What you need to know:
Do not enter any relationship with the hope of solving your problems
Are you one of those people that are always moaning about your bad luck in love? If your heart has been broken and mended so many times that it now has more patches than the original, then you do need to take a minute and read this article. First of all, I would advise that you take time to do some thorough stock taking before getting back on that runaway horse.
Secondly, there is nothing wrong with you, you just happened to get the wrong side of the stick and fortunately, that can be changed. For you to turn things around, here is what you are probably doing wrong and what you can do to make things right.
Punching above your weight
There are people who seem to think that they can change their status either materially or socially by relating with those above their own station in life. In other words, they are social climbers. There is nothing wrong with anyone wanting to better their lives. In fact, this upward movement is the way societies advance. However, if the only reason you decide to date someone is because they provide the possibility of your own social and economic advancement, the truth is, you will be miserable.
First, this will be a partnership of inequality. The social climber will forever try to catch up with their partner. They will find themselves always having to prove themselves, which definitely creates resentment and ultimately, frustration. The one of higher status will always have that unfair advantage that if not watched, can result in some form of abuse. This is a situation that can be solved by dating people in your or slightly above your station.
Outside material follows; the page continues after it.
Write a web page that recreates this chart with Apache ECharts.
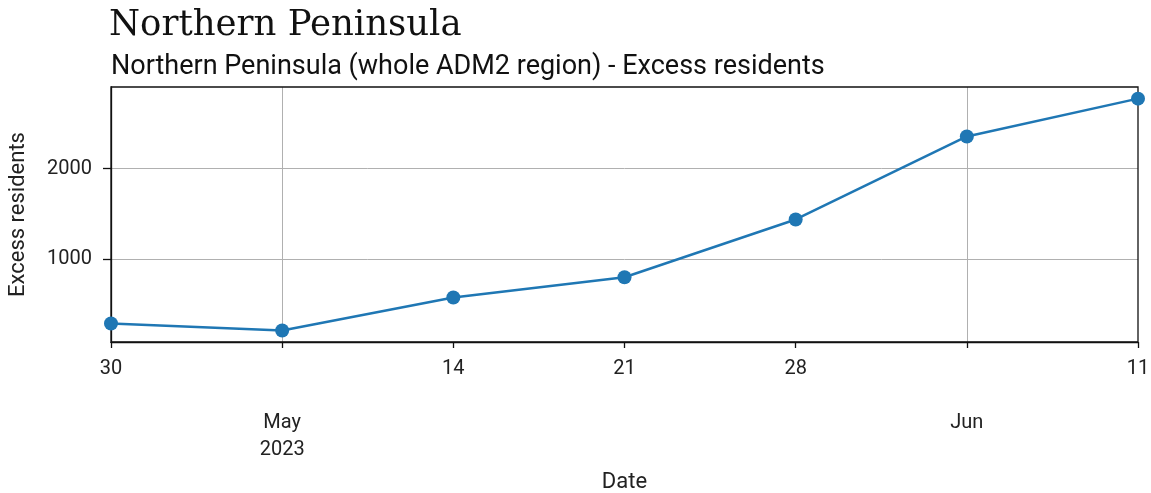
<!DOCTYPE html>
<html>
<head>
<meta charset="utf-8">
<script src="https://cdn.jsdelivr.net/npm/echarts@6/dist/echarts.min.js"></script>
<style>
	html, body { margin: 0; padding: 0; background: #fff; }
	#chart { width: 1151px; height: 493px; }
</style>
</head>
<body>
<div id="chart"></div>
<script>
// weekly dates, Apr 30 .. Jun 11 2023
var dates = ['30', 'May\n2023', '14', '21', '28', 'Jun', '11'];
var majorIdx = [1, 5];
var excessResidents = [297, 220, 582, 805, 1440, 2352, 2768];
var yTicks = [1000, 2000];

var myChart = echarts.init(document.getElementById('chart'));
var labelFont = 'Roboto';

function isMajor(i) { return majorIdx.indexOf(i) >= 0; }

var option = {
	animation: false,
	title: [
		{
			text: 'Northern Peninsula',
			left: 104,
			top: 3,
			textStyle: { fontFamily: 'DejaVu Serif', fontWeight: 'normal', fontSize: 35.5, color: '#111' }
		},
		{
			text: 'Northern Peninsula (whole ADM2 region) - Excess residents',
			left: 106,
			top: 49,
			textStyle: { fontFamily: labelFont, fontWeight: 'normal', fontSize: 27, color: '#111' }
		}
	],
	grid: { left: 111, right: 13, top: 87, bottom: 151, outerBoundsMode: 'none', containLabel: false },
	xAxis: {
		type: 'category',
		boundaryGap: false,
		data: dates,
		name: 'Date',
		nameLocation: 'middle',
		nameGap: 129,
		nameTextStyle: { fontFamily: labelFont, fontSize: 22, color: '#222' },
		axisLine: { show: true, lineStyle: { color: '#111', width: 1.3 } },
		axisTick: {
			show: true,
			length: 6,
			interval: 0,
			lineStyle: { color: '#111', width: 1.3 }
		},
		axisLabel: {
			interval: 0,
			margin: 13,
			lineHeight: 27,
			fontFamily: labelFont,
			fontSize: 20,
			color: '#222',
			formatter: function (val, i) {
				return isMajor(i) ? '\n\n' + val : val;
			}
		},
		splitLine: {
			show: true,
			interval: function (i) { return isMajor(i); },
			lineStyle: { color: '#b0b0b0', width: 1 }
		}
	},
	yAxis: {
		type: 'value',
		min: 93,
		max: 2896,
		name: 'Excess residents',
		nameLocation: 'middle',
		nameGap: 82,
		nameTextStyle: { fontFamily: labelFont, fontSize: 22, color: '#222' },
		axisLine: { show: true, lineStyle: { color: '#111', width: 1.3 } },
		axisTick: { show: true, length: 8, customValues: yTicks, lineStyle: { color: '#111', width: 1.3 } },
		axisLabel: {
			customValues: yTicks,
			margin: 19,
			fontFamily: labelFont,
			fontSize: 20,
			color: '#222',
			formatter: function (v) { return String(v); }
		},
		splitLine: { show: true, lineStyle: { color: '#b0b0b0', width: 1 } }
	},
	series: [
		{
			type: 'line',
			data: excessResidents,
			symbol: 'circle',
			symbolSize: 14,
			clip: false,
			lineStyle: { color: '#1f77b4', width: 2.5 },
			itemStyle: { color: '#1f77b4' }
		}
	]
};
myChart.setOption(option);

// top and right frame like the reference
myChart.setOption({
	graphic: [{
		type: 'rect',
		shape: { x: 111, y: 87, width: 1151 - 111 - 13, height: 493 - 87 - 151 },
		style: { fill: 'none', stroke: '#111', lineWidth: 1.3 },
		silent: true,
		z: 0
	}]
});
</script>
</body>
</html>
People with whom you have things in common.
Punching below your weight
It is equally disadvantageous to date way below your status. If you want to discuss the merits and demerits of the First World War reparation that Germany was forced to pay and why these could have led to the Second World War and your partner does not know that there were such wars, your ship is heading straight for an iceberg. To steer your ship safely to the shores, look for people with a shared background. People who will not find your lifestyle and life perception irritatingly snobbish.
You keep on falling
We all have that friend who is perpetually falling in and out of love. It is amazing how they always manage to find partners and even more amazing how fast they lose them. It is understandable for a teenager who is at the mercy of hormones to experience crushes, but there is a certain age when this becomes unseemly and problematic.
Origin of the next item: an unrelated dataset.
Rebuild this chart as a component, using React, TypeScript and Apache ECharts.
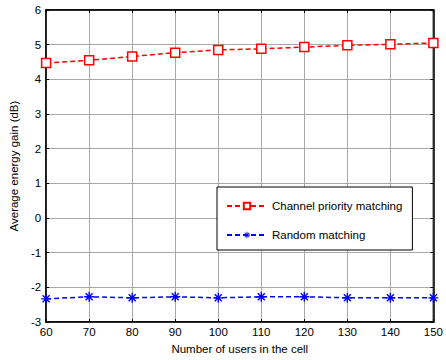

I once read somewhere that if you see an outfit or shoes you think you love, do not buy them immediately but rather, come the following day and if you still feel the same way about the item, take it home. If such care is required when choosing a dispensable item such as an outfit, why not use the same wisdom when choosing a partner?
The sayings that all that glitters is not gold and wisdom can be found in a shabby coat are all true. Take time to study that person you are dating before you jump in with both feet.
Using dating as therapy
Some people feel the need to have someone because they do not like their own company. You honestly cannot give what you do not have. If you cannot love yourself, how will you be able to love someone else? First, take time to understand and appreciate who you are or else you will be expecting to get that from the relationship which will ultimately strain it and lead to its demise. If you are insecure about your body and its abilities, you will be quick to see the other’s faults or get defensive about your own faults when they are pointed out. This is usually the beginning of disagreements. If you cannot stand loneliness or rejection, you will be clingy and jealous, which will all be a turn off.
Do not enter any relationship with the hope of solving any of your problems; be they emotional, material or social. In fact, in such a relationship, you will get a double portion of all that you are running away from including frustration, loneliness and self-pity. Save yourself and your partner by putting your house in order before inviting guests in it.